▽

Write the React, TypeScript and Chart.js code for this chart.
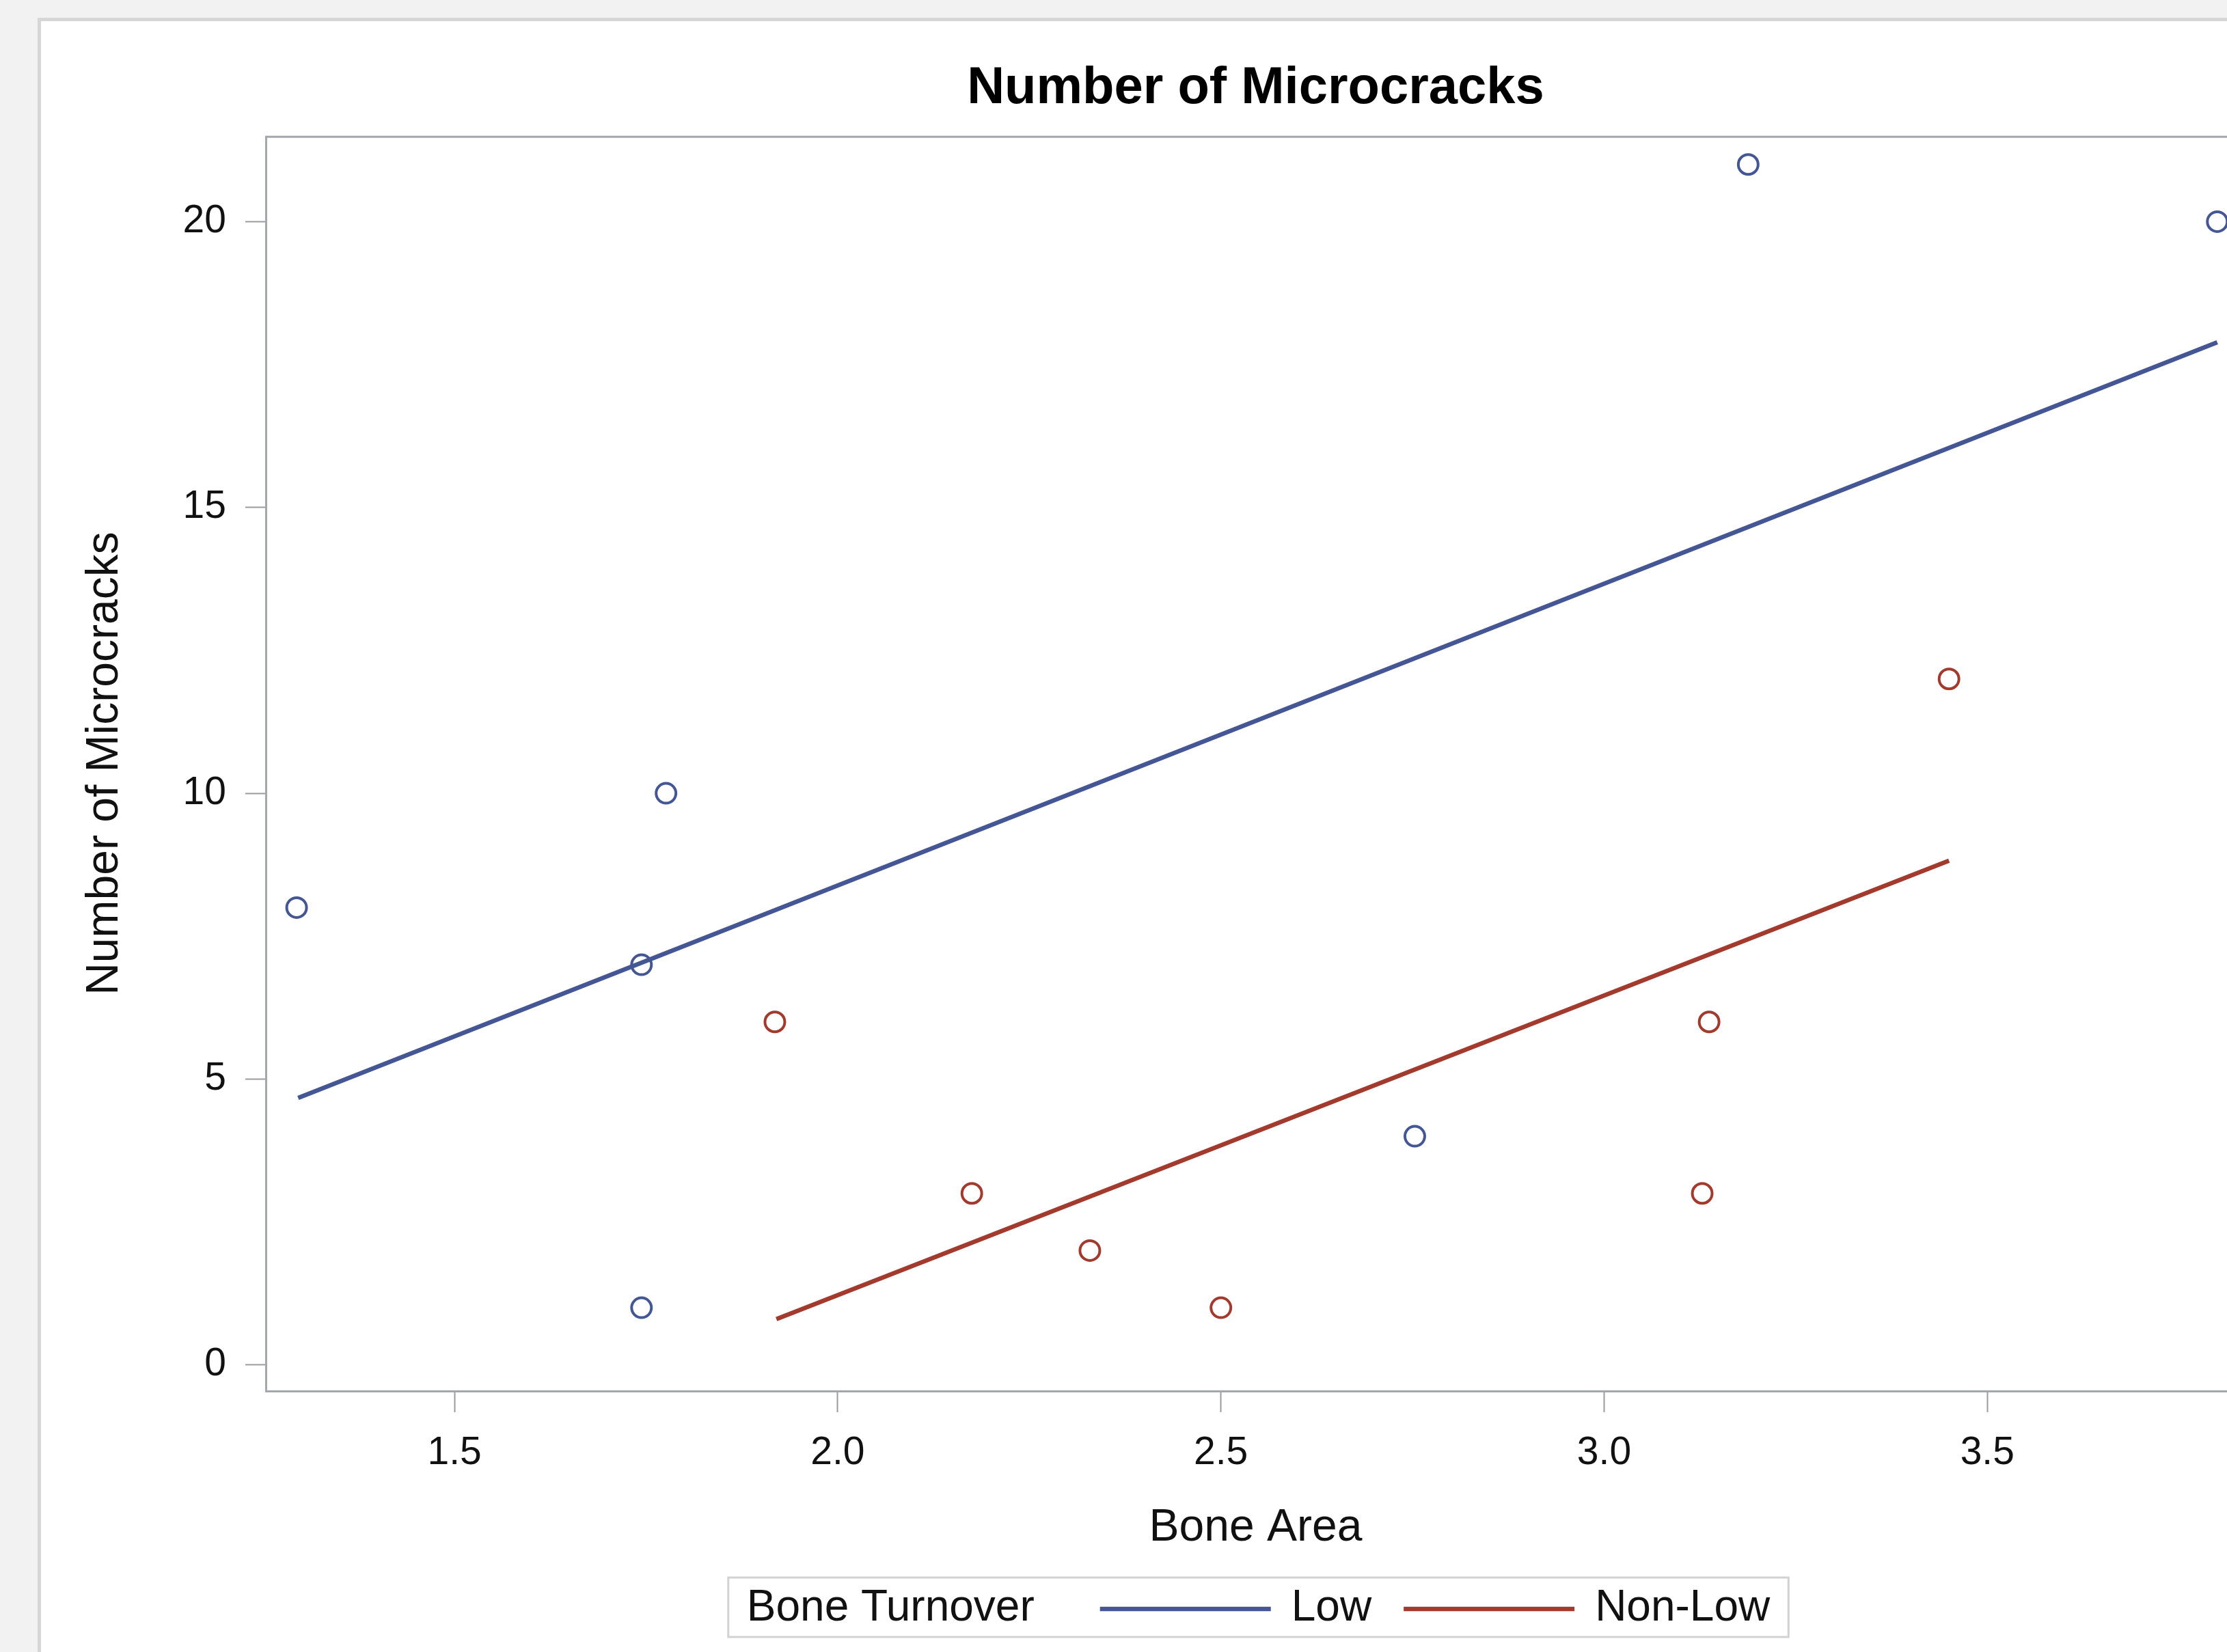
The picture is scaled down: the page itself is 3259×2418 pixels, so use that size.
import React, { useEffect, useRef } from "react";
import { Chart, registerables } from "chart.js";

Chart.register(...registerables);

// ---- data ----
const TITLE = "Number of Microcracks";
const X_LABEL = "Bone Area";
const Y_LABEL = "Number of Microcracks";
const LEGEND_TITLE = "Bone Turnover";
const groups = ["Low", "Non-Low"];

const lowX = [1.294, 1.776, 1.744, 1.744, 2.753, 3.188, 3.8];
const lowY = [8, 10, 7, 1, 4, 21, 20];
const nonLowX = [1.918, 2.175, 2.329, 2.5, 3.137, 3.128, 3.45];
const nonLowY = [6, 3, 2, 1, 6, 3, 12];

const lowFitX = [1.296, 3.8];
const lowFitY = [4.67, 17.89];
const nonLowFitX = [1.92, 3.45];
const nonLowFitY = [0.8, 8.82];

const xTickValues = [1.5, 2.0, 2.5, 3.0, 3.5];
const yTickValues = [0, 5, 10, 15, 20];

// ---- styling ----
const FONT = "'Liberation Sans', Arial, Helvetica, sans-serif";
const BLUE = "#445694";
const RED = "#A23A2E";
const TEXT = "#111111";
const FRAME = "#a2a8ae";
const TICK = "#9a9a9a";

const toPts = (xs: number[], ys: number[]) => xs.map((x, i) => ({ x, y: ys[i] }));

const framePlugin = {
  id: "frame",
  beforeDatasetsDraw(chart: any) {
    const { ctx, chartArea: a } = chart;
    ctx.save();
    ctx.strokeStyle = FRAME;
    ctx.lineWidth = 3;
    ctx.strokeRect(a.left - 1.5, a.top, a.right - a.left + 1.5, a.bottom - a.top + 1.5);
    ctx.restore();
  },
};

const legendPlugin = {
  id: "sasLegend",
  afterDraw(chart: any) {
    const { ctx, chartArea: a } = chart;
    const fits = chart.data.datasets.filter((d: any) => d.isFit);
    ctx.save();
    ctx.font = `64px ${FONT}`;
    const padX = 27;
    const titleGap = 96;
    const lineW = 250;
    const lineGap = 30;
    const itemGap = 47;
    const titleW = ctx.measureText(LEGEND_TITLE).width;
    const itemWs = fits.map((d: any) => ctx.measureText(d.label).width);
    let total = padX + titleW + titleGap + padX;
    itemWs.forEach((w: number, i: number) => {
      total += lineW + lineGap + w + (i < itemWs.length - 1 ? itemGap : 0);
    });
    const cx = (a.left + a.right) / 2 + 4;
    const left = cx - total / 2;
    const top = 2309;
    const bottom = 2396;
    const baseline = 2372;
    const lineY = 2355;
    ctx.strokeStyle = "#d2d2d2";
    ctx.lineWidth = 3;
    ctx.strokeRect(left, top, total, bottom - top);
    ctx.fillStyle = TEXT;
    ctx.textBaseline = "alphabetic";
    ctx.textAlign = "left";
    let x = left + padX;
    ctx.fillText(LEGEND_TITLE, x, baseline);
    x += titleW + titleGap;
    fits.forEach((d: any, i: number) => {
      ctx.strokeStyle = d.borderColor;
      ctx.lineWidth = d.borderWidth;
      ctx.beginPath();
      ctx.moveTo(x, lineY);
      ctx.lineTo(x + lineW, lineY);
      ctx.stroke();
      x += lineW + lineGap;
      ctx.fillText(d.label, x, baseline);
      x += itemWs[i] + itemGap;
    });
    ctx.restore();
  },
};

export default function App() {
  const ref = useRef<HTMLCanvasElement | null>(null);

  useEffect(() => {
    if (!ref.current) return;
    const tickFont = { family: FONT, size: 57 };
    const labelFont = { family: FONT, size: 66, lineHeight: 1.2 };
    const chart = new Chart(ref.current, {
      type: "scatter",
      data: {
        datasets: [
          {
            label: groups[0],
            isFit: true,
            data: toPts(lowFitX, lowFitY),
            showLine: true,
            borderColor: BLUE,
            borderWidth: 6.5,
            pointRadius: 0,
            fill: false,
            order: 3,
          } as any,
          {
            label: groups[1],
            isFit: true,
            data: toPts(nonLowFitX, nonLowFitY),
            showLine: true,
            borderColor: RED,
            borderWidth: 6.5,
            pointRadius: 0,
            fill: false,
            order: 3,
          } as any,
          {
            label: groups[0] + " points",
            data: toPts(lowX, lowY),
            showLine: false,
            borderColor: BLUE,
            backgroundColor: "rgba(0,0,0,0)",
            pointRadius: 14.5,
            pointHoverRadius: 14.5,
            borderWidth: 4,
            order: 1,
          },
          {
            label: groups[1] + " points",
            data: toPts(nonLowX, nonLowY),
            showLine: false,
            borderColor: RED,
            backgroundColor: "rgba(0,0,0,0)",
            pointRadius: 14.5,
            pointHoverRadius: 14.5,
            borderWidth: 4,
            order: 1,
          },
        ],
      },
      options: {
        responsive: false,
        animation: false,
        devicePixelRatio: 1,
        events: [],
        layout: { padding: { left: 60, right: 116, top: 0, bottom: 142 } },
        plugins: {
          legend: { display: false },
          tooltip: { enabled: false },
          title: {
            display: true,
            text: TITLE,
            fullSize: false,
            color: "#000",
            font: { family: FONT, size: 76, weight: "bold", lineHeight: 1.2 },
            padding: { top: 84, bottom: 25 },
          },
        },
        scales: {
          x: {
            type: "linear",
            min: 1.2556,
            max: 3.835,
            afterBuildTicks: (s: any) => {
              s.ticks = xTickValues.map((v) => ({ value: v }));
            },
            afterFit: (s: any) => {
              s.height = 241;
            },
            grid: {
              display: true,
              drawOnChartArea: false,
              drawTicks: true,
              tickLength: 32,
              tickWidth: 2,
              tickColor: TICK,
            },
            border: { display: false },
            ticks: {
              padding: 26,
              font: tickFont,
              color: TEXT,
              maxRotation: 0,
              autoSkip: false,
              callback: (v: any) => Number(v).toFixed(1),
            },
            title: {
              display: true,
              text: X_LABEL,
              color: TEXT,
              font: labelFont,
              padding: { top: 0, bottom: 0 },
            },
          },
          y: {
            type: "linear",
            min: -0.445,
            max: 21.485,
            afterBuildTicks: (s: any) => {
              s.ticks = yTickValues.map((v) => ({ value: v }));
            },
            afterFit: (s: any) => {
              s.width = 331;
            },
            grid: {
              display: true,
              drawOnChartArea: false,
              drawTicks: true,
              tickLength: 32,
              tickWidth: 2,
              tickColor: TICK,
            },
            border: { display: false },
            ticks: {
              padding: 28,
              font: tickFont,
              color: TEXT,
              autoSkip: false,
              callback: (v: any) => String(v),
            },
            title: {
              display: true,
              text: Y_LABEL,
              color: TEXT,
              font: labelFont,
              padding: { top: 54, bottom: 0 },
            },
          },
        },
      } as any,
      plugins: [framePlugin, legendPlugin],
    });
    return () => chart.destroy();
  }, []);

  return (
    <div
      style={{
        position: "fixed",
        left: 0,
        top: 0,
        width: "100vw",
        height: "100vh",
        overflow: "hidden",
        background: "#f2f2f2",
      }}
    >
      <div
        style={{
          position: "absolute",
          left: 55,
          top: 26,
          width: 4000,
          height: 4000,
          background: "#ffffff",
          borderLeft: "5px solid #d6d6d6",
          borderTop: "5px solid #d6d6d6",
          boxSizing: "border-box",
        }}
      />
      <canvas
        ref={ref}
        width={3400}
        height={2418}
        style={{ position: "absolute", left: 0, top: 0, width: 3400, height: 2418 }}
      />
    </div>
  );
}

△

> **WHAT YOU ARE ASKED TO DO**:
Of the lines above, retype only those from the line containing "The picture is" through the line containing "const yTickValues = [0, 5, 10, 15, 20];", including both, exactly.

> **FULL ANSWER**:
The picture is scaled down: the page itself is 3259×2418 pixels, so use that size.
import React, { useEffect, useRef } from "react";
import { Chart, registerables } from "chart.js";

Chart.register(...registerables);

// ---- data ----
const TITLE = "Number of Microcracks";
const X_LABEL = "Bone Area";
const Y_LABEL = "Number of Microcracks";
const LEGEND_TITLE = "Bone Turnover";
const groups = ["Low", "Non-Low"];

const lowX = [1.294, 1.776, 1.744, 1.744, 2.753, 3.188, 3.8];
const lowY = [8, 10, 7, 1, 4, 21, 20];
const nonLowX = [1.918, 2.175, 2.329, 2.5, 3.137, 3.128, 3.45];
const nonLowY = [6, 3, 2, 1, 6, 3, 12];

const lowFitX = [1.296, 3.8];
const lowFitY = [4.67, 17.89];
const nonLowFitX = [1.92, 3.45];
const nonLowFitY = [0.8, 8.82];

const xTickValues = [1.5, 2.0, 2.5, 3.0, 3.5];
const yTickValues = [0, 5, 10, 15, 20];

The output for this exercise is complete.